Tanto in ipotesi di responsabilità oggettiva della pubblica amministrazione ex art. 2051 c.c. quanto in caso di responsabilità della stessa ex art. 2043 c.c., il comportamento del soggetto danneggiato nell’uso del bene demaniale esclude la responsabilità dell’ente pubblico, se è idoneo ad interrompere il nesso eziologico fra la causa del danno e l’evento stesso, integrando altrimenti un concorso di colpa ai sensi dell’art. 1227, co. 1, c.c., con conseguente diminuzione della responsabilità del danneggiante in proporzione all’incidenza causale della condotta del danneggiato.

Lo stesso iter ermeneutico va seguito nel caso della responsabilità della pubblica amministrazione per c.d. insidia o trabocchetto stradale.

Rientrano in questa figura di creazione giurisprudenziale tutti quei fatti storici caratterizzati da una situazione per l’utente di pericolo occulto, cioè non visibile e non prevedibile e, quindi, non evitabile con l’ordinaria diligenza.

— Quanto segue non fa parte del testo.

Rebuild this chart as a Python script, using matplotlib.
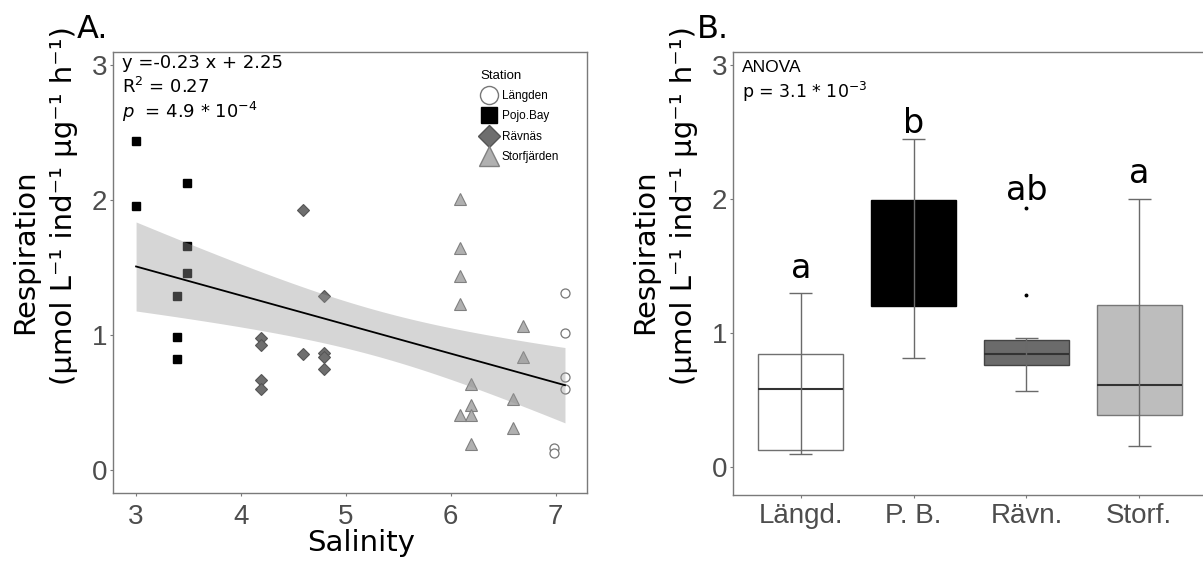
import numpy as np
import matplotlib.pyplot as plt
from matplotlib.lines import Line2D

# Panel A: respiration vs salinity, per station
langden_sal = [7.09, 7.09, 7.09, 7.09, 6.99, 6.99]
langden_resp = [1.31, 1.02, 0.69, 0.60, 0.165, 0.13]
pojo_sal = [3.0, 3.0, 3.49, 3.49, 3.49, 3.39, 3.39, 3.39]
pojo_resp = [2.44, 1.96, 2.13, 1.66, 1.46, 1.29, 0.99, 0.82]
ravnas_sal = [4.59, 4.79, 4.19, 4.19, 4.19, 4.19, 4.59, 4.79, 4.79, 4.79]
ravnas_resp = [1.93, 1.29, 0.98, 0.93, 0.67, 0.60, 0.86, 0.87, 0.84, 0.75]
storf_sal = [6.09, 6.09, 6.09, 6.09, 6.69, 6.69, 6.19, 6.19, 6.19, 6.09, 6.59, 6.59, 6.19]
storf_resp = [2.01, 1.65, 1.44, 1.23, 1.07, 0.84, 0.64, 0.48, 0.41, 0.41, 0.53, 0.31, 0.19]

# Panel B: box statistics per station
cats = ['Längd.', 'P. B.', 'Rävn.', 'Storf.']
box_q1 = [0.13, 1.20, 0.76, 0.39]
box_med = [0.58, 1.60, 0.84, 0.61]
box_q3 = [0.84, 1.99, 0.95, 1.21]
whisk_lo = [0.10, 0.81, 0.57, 0.16]
whisk_hi = [1.30, 2.45, 0.96, 2.00]
fliers = [[], [], [1.93, 1.28], []]
letters = ['a', 'b', 'ab', 'a']
letter_y = [1.41, 2.49, 1.99, 2.12]

W, H = 1203, 562
fig = plt.figure(figsize=(W / 100, H / 100), dpi=100)
axA = fig.add_axes([113 / W, 1 - 493 / H, 474 / W, 441 / H])
axB = fig.add_axes([733 / W, 1 - 495 / H, 474 / W, 443 / H])

tick_font = 'Liberation Sans'
for ax in (axA, axB):
    for s in ax.spines.values():
        s.set_color('#7a7a7a')
        s.set_linewidth(1.0)
    ax.tick_params(length=2, color='#7a7a7a', labelcolor='#4d4d4d', labelsize=20, pad=2)
    ax.set_yticks([0, 1, 2, 3])

# ---- Panel A ----
axA.plot(langden_sal, langden_resp, 'o', ls='', mfc='white', mec='#777777', mew=0.9, ms=6.5, zorder=2)
axA.plot(pojo_sal, pojo_resp, 's', ls='', mfc='black', mec='black', ms=5.5, zorder=2)
axA.plot(ravnas_sal, ravnas_resp, 'D', ls='', mfc='#6e6e6e', mec='#555555', mew=0.8, ms=6.5, zorder=2)
axA.plot(storf_sal, storf_resp, '^', ls='', mfc='#b0b0b0', mec='#808080', mew=0.8, ms=9, zorder=2)

# linear fit with 95% confidence band
x_all = np.array(langden_sal + pojo_sal + ravnas_sal + storf_sal)
y_all = np.array(langden_resp + pojo_resp + ravnas_resp + storf_resp)
slope, inter = np.polyfit(x_all, y_all, 1)
n = len(x_all)
resid = y_all - (slope * x_all + inter)
se = np.sqrt(np.sum(resid ** 2) / (n - 2))
xs = np.linspace(x_all.min(), x_all.max(), 100)
ys = slope * xs + inter
t_crit = 2.03
band = t_crit * se * np.sqrt(1 / n + (xs - x_all.mean()) ** 2 / np.sum((x_all - x_all.mean()) ** 2))
axA.fill_between(xs, ys - band, ys + band, color='#999999', alpha=0.4, lw=0, zorder=3)
axA.plot(xs, ys, color='black', lw=1.3, zorder=4)

axA.set_xlim(2.78, 7.30)
axA.set_ylim(-0.17, 3.1)
axA.set_xticks([3, 4, 5, 6, 7])
axA.tick_params(axis='x', pad=6)
for lab in axA.get_xticklabels() + axA.get_yticklabels():
    lab.set_family(tick_font)

axA.text(0.019, 0.975, 'y =-0.23 x + 2.25', transform=axA.transAxes, fontsize=13, va='center')
axA.text(0.019, 0.921, 'R$^2$ = 0.27', transform=axA.transAxes, fontsize=13, va='center')
axA.text(0.019, 0.864, '$p$  = 4.9 * 10$^{-4}$', transform=axA.transAxes, fontsize=13, va='center')

handles = [
    Line2D([], [], marker='o', ls='', mfc='white', mec='#777777', ms=13),
    Line2D([], [], marker='s', ls='', mfc='black', mec='black', ms=11),
    Line2D([], [], marker='D', ls='', mfc='#6e6e6e', mec='#555555', ms=11),
    Line2D([], [], marker='^', ls='', mfc='#b0b0b0', mec='#808080', ms=14),
]
leg = axA.legend(handles, ['Längden', 'Pojo.Bay', 'Rävnäs', 'Storfjärden'], title='Station',
                 loc='upper left', bbox_to_anchor=(0.765, 0.97), frameon=False,
                 prop={'family': tick_font, 'size': 8.5}, labelspacing=0.7,
                 handletextpad=0.4, handlelength=1.4, borderaxespad=0)
leg.get_title().set_fontfamily(tick_font)
leg.get_title().set_fontsize(9.5)
leg._legend_box.align = 'left'

# ---- Panel B ----
pos = np.arange(1, len(cats) + 1)
box_fc = ['white', 'black', '#6b6b6b', '#bdbdbd']
box_ec = ['#707070', 'black', '#444444', '#777777']
med_c = ['#333333', 'black', '#333333', '#333333']
stats = []
for i in range(len(cats)):
    stats.append({'med': box_med[i], 'q1': box_q1[i], 'q3': box_q3[i],
                  'whislo': whisk_lo[i], 'whishi': whisk_hi[i], 'fliers': fliers[i]})
bp = axB.bxp(stats, positions=pos, widths=0.75, patch_artist=True, showcaps=False,
             whiskerprops={'lw': 0}, medianprops={'lw': 1.5},
             flierprops={'marker': 'o', 'ms': 1.8, 'mfc': 'black', 'mec': 'black'})
for patch, med, fc, ec, mc in zip(bp['boxes'], bp['medians'], box_fc, box_ec, med_c):
    patch.set_facecolor(fc)
    patch.set_edgecolor(ec)
    patch.set_linewidth(1.0)
    med.set_color(mc)
# error-bar style whiskers drawn over the boxes
axB.vlines(pos, whisk_lo, whisk_hi, color='#6a6a6a', lw=1.0, zorder=5)
axB.hlines(whisk_lo, pos - 0.1, pos + 0.1, color='#6a6a6a', lw=1.0, zorder=5)
axB.hlines(whisk_hi, pos - 0.1, pos + 0.1, color='#6a6a6a', lw=1.0, zorder=5)

for p, lt, ly in zip(pos, letters, letter_y):
    axB.text(p, ly, lt, ha='center', va='baseline', fontsize=24)

axB.set_xlim(0.4, 4.6)
axB.set_ylim(-0.209, 3.097)
axB.set_xticks(pos)
axB.set_xticklabels(cats)
axB.tick_params(axis='x', pad=4)
for lab in axB.get_xticklabels() + axB.get_yticklabels():
    lab.set_family(tick_font)

axB.text(0.018, 0.966, 'ANOVA', transform=axB.transAxes, fontsize=12.5, va='center', family=tick_font)
axB.text(0.018, 0.91, 'p = 3.1 * 10$^{-3}$', transform=axB.transAxes, fontsize=12.5, va='center')

# ---- labels ----
fig.text(77 / W, 1 - 38 / H, 'A.', fontsize=23, va='baseline')
fig.text(697 / W, 1 - 38 / H, 'B.', fontsize=23, va='baseline')
fig.text(361 / W, 1 - 543 / H, 'Salinity', fontsize=21, ha='center', va='center')
unit = '(µmol L\u207b\u00b9 ind\u207b\u00b9 µg\u207b\u00b9 h\u207b\u00b9)'
for x1, x2 in ((25, 64), (645, 684)):
    fig.text(x1 / W, 1 - 252 / H, 'Respiration', fontsize=21, rotation=90, ha='center', va='center')
    fig.text(x2 / W, 1 - 206 / H, unit, fontsize=21, rotation=90, ha='center', va='center')

fig.savefig('out.png', dpi=100)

Tale elemento sintomatico dell’attività colposa della pubblica amministrazione viene assunto ad indice tassativo ed ineludibile della responsabilità dell’ente pubblico e ricondotto ad elemento costitutivo dell’illecito aquiliano, con un conseguente onere probatorio più gravoso per il danneggiato.

Ciò porta, però, ad un’inammissibile limitazione della responsabilità della pubblica amministrazione e ad una posizione di vantaggio rispetto al privato.

Un più recente orientamento giurisprudenziale, invece, stabilisce che chi propone domanda di risarcimento dei danni da cosa in custodia ai sensi dell’art. 2051 c.c., in relazione alle condizioni di una strada, ha l’onere di dimostrare le anomalie in concreto del manto stradale e la loro oggettiva idoneità a provocare incidenti del genere di quello che si è verificato.

Secondo il suddetto nuovo indirizzo, che contribuisce a distribuire più equamente oneri e responsabilità tra le parti, è la P.A. a dover dimostrare di non aver potuto evitare un danno procurato dal caso fortuito.

Tale conclusione ermeneutica costituisce una valida alternativa alla tesi in precedenza dominante e non richiede la prova dei presupposti della notevole estensione del bene o dell’insidia, tipici dell’impostazione ex art. 2043 c. c., per potersi affermare la responsabilità dell’ente pubblico.